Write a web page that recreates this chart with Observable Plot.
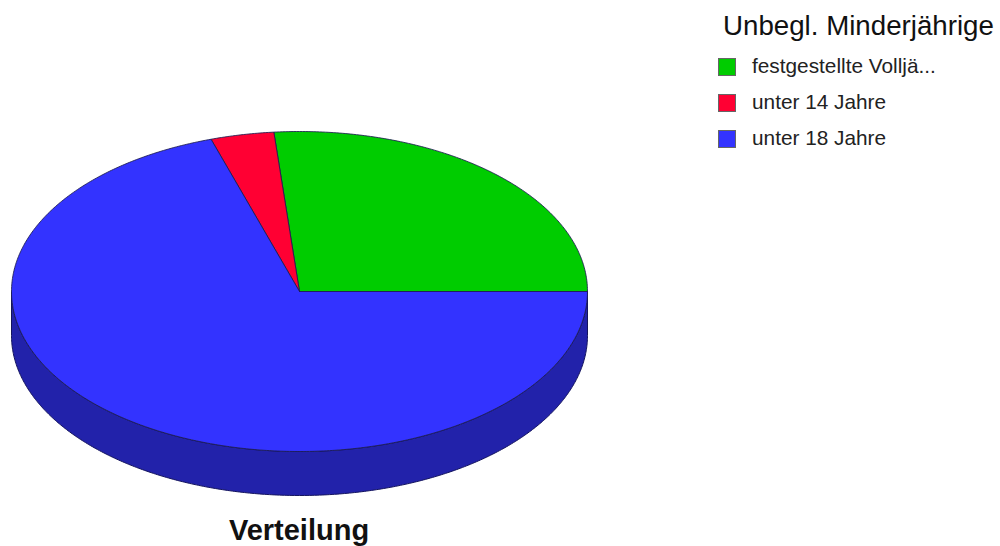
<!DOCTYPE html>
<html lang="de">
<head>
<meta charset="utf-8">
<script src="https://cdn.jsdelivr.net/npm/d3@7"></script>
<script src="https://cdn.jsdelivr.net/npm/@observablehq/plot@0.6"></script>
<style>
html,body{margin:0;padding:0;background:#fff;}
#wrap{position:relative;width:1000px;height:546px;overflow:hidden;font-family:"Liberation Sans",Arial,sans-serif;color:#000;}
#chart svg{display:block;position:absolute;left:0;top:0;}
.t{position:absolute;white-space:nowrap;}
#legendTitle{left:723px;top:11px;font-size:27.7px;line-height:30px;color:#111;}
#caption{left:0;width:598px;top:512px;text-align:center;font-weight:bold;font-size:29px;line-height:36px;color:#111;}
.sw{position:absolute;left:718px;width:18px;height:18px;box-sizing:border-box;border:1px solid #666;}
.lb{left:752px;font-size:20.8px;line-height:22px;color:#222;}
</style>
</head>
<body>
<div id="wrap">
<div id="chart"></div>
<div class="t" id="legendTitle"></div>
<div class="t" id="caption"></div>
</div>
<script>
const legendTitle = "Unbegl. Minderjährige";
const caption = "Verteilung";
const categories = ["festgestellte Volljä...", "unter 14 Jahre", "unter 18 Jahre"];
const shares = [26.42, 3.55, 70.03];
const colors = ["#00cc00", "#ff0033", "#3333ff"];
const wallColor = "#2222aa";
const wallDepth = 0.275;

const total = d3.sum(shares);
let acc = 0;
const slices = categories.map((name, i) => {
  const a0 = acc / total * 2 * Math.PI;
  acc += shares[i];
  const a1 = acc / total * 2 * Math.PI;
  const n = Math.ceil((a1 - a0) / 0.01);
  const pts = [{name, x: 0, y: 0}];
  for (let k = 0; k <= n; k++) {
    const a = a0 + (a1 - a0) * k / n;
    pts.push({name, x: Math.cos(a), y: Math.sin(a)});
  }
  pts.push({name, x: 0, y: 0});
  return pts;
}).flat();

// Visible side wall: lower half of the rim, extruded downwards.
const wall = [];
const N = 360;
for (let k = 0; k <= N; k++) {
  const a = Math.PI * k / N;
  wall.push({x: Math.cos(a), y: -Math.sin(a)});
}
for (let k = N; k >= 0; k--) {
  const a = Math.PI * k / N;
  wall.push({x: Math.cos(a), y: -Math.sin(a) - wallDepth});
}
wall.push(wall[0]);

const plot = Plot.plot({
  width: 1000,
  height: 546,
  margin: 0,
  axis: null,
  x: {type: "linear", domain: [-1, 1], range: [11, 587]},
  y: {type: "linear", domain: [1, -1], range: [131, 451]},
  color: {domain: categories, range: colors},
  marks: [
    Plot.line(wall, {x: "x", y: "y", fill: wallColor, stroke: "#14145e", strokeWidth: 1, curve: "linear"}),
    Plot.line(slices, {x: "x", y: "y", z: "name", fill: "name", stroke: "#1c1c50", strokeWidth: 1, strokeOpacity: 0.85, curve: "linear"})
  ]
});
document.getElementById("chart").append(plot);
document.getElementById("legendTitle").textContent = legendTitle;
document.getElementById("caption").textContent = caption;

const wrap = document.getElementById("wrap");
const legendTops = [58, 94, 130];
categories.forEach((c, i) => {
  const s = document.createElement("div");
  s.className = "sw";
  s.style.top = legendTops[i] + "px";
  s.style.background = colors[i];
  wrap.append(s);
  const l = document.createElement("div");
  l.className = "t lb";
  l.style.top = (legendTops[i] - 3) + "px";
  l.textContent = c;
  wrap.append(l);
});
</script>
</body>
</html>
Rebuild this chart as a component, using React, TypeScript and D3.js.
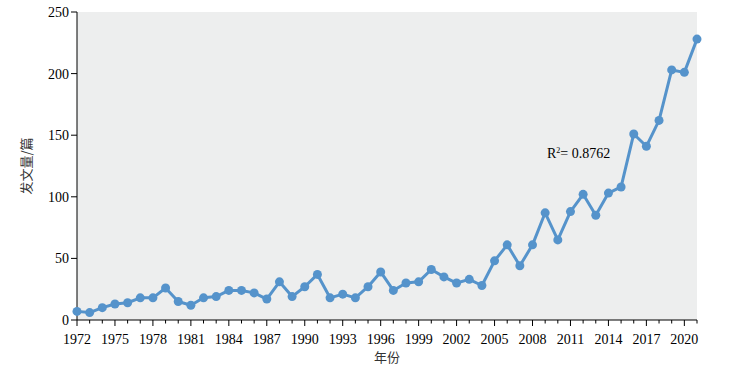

* * * *

* [Directions for this task]
Reproduce the records above exactly, leaving out every picture they contain.

* [Output of the task]
Write a web page that recreates this chart with Observable Plot.
<!DOCTYPE html>
<html lang="de">
<head>
<meta charset="utf-8">
<script src="https://cdn.jsdelivr.net/npm/d3@7"></script>
<script src="https://cdn.jsdelivr.net/npm/@observablehq/plot@0.6"></script>
<style>
html,body{margin:0;padding:0;background:#fff;}
#wrap{position:relative;width:1000px;height:546px;overflow:hidden;font-family:"Liberation Sans",Arial,sans-serif;color:#000;}
#chart svg{display:block;position:absolute;left:0;top:0;}
.t{position:absolute;white-space:nowrap;}
#legendTitle{left:723px;top:11px;font-size:27.7px;line-height:30px;color:#111;}
#caption{left:0;width:598px;top:512px;text-align:center;font-weight:bold;font-size:29px;line-height:36px;color:#111;}
.sw{position:absolute;left:718px;width:18px;height:18px;box-sizing:border-box;border:1px solid #666;}
.lb{left:752px;font-size:20.8px;line-height:22px;color:#222;}
</style>
</head>
<body>
<div id="wrap">
<div id="chart"></div>
<div class="t" id="legendTitle"></div>
<div class="t" id="caption"></div>
</div>
<script>
const legendTitle = "Unbegl. Minderjährige";
const caption = "Verteilung";
const categories = ["festgestellte Volljä...", "unter 14 Jahre", "unter 18 Jahre"];
const shares = [26.42, 3.55, 70.03];
const colors = ["#00cc00", "#ff0033", "#3333ff"];
const wallColor = "#2222aa";
const wallDepth = 0.275;

const total = d3.sum(shares);
let acc = 0;
const slices = categories.map((name, i) => {
  const a0 = acc / total * 2 * Math.PI;
  acc += shares[i];
  const a1 = acc / total * 2 * Math.PI;
  const n = Math.ceil((a1 - a0) / 0.01);
  const pts = [{name, x: 0, y: 0}];
  for (let k = 0; k <= n; k++) {
    const a = a0 + (a1 - a0) * k / n;
    pts.push({name, x: Math.cos(a), y: Math.sin(a)});
  }
  pts.push({name, x: 0, y: 0});
  return pts;
}).flat();

// Visible side wall: lower half of the rim, extruded downwards.
const wall = [];
const N = 360;
for (let k = 0; k <= N; k++) {
  const a = Math.PI * k / N;
  wall.push({x: Math.cos(a), y: -Math.sin(a)});
}
for (let k = N; k >= 0; k--) {
  const a = Math.PI * k / N;
  wall.push({x: Math.cos(a), y: -Math.sin(a) - wallDepth});
}
wall.push(wall[0]);

const plot = Plot.plot({
  width: 1000,
  height: 546,
  margin: 0,
  axis: null,
  x: {type: "linear", domain: [-1, 1], range: [11, 587]},
  y: {type: "linear", domain: [1, -1], range: [131, 451]},
  color: {domain: categories, range: colors},
  marks: [
    Plot.line(wall, {x: "x", y: "y", fill: wallColor, stroke: "#14145e", strokeWidth: 1, curve: "linear"}),
    Plot.line(slices, {x: "x", y: "y", z: "name", fill: "name", stroke: "#1c1c50", strokeWidth: 1, strokeOpacity: 0.85, curve: "linear"})
  ]
});
document.getElementById("chart").append(plot);
document.getElementById("legendTitle").textContent = legendTitle;
document.getElementById("caption").textContent = caption;

const wrap = document.getElementById("wrap");
const legendTops = [58, 94, 130];
categories.forEach((c, i) => {
  const s = document.createElement("div");
  s.className = "sw";
  s.style.top = legendTops[i] + "px";
  s.style.background = colors[i];
  wrap.append(s);
  const l = document.createElement("div");
  l.className = "t lb";
  l.style.top = (legendTops[i] - 3) + "px";
  l.textContent = c;
  wrap.append(l);
});
</script>
</body>
</html>
Rebuild this chart as a component, using React, TypeScript and D3.js.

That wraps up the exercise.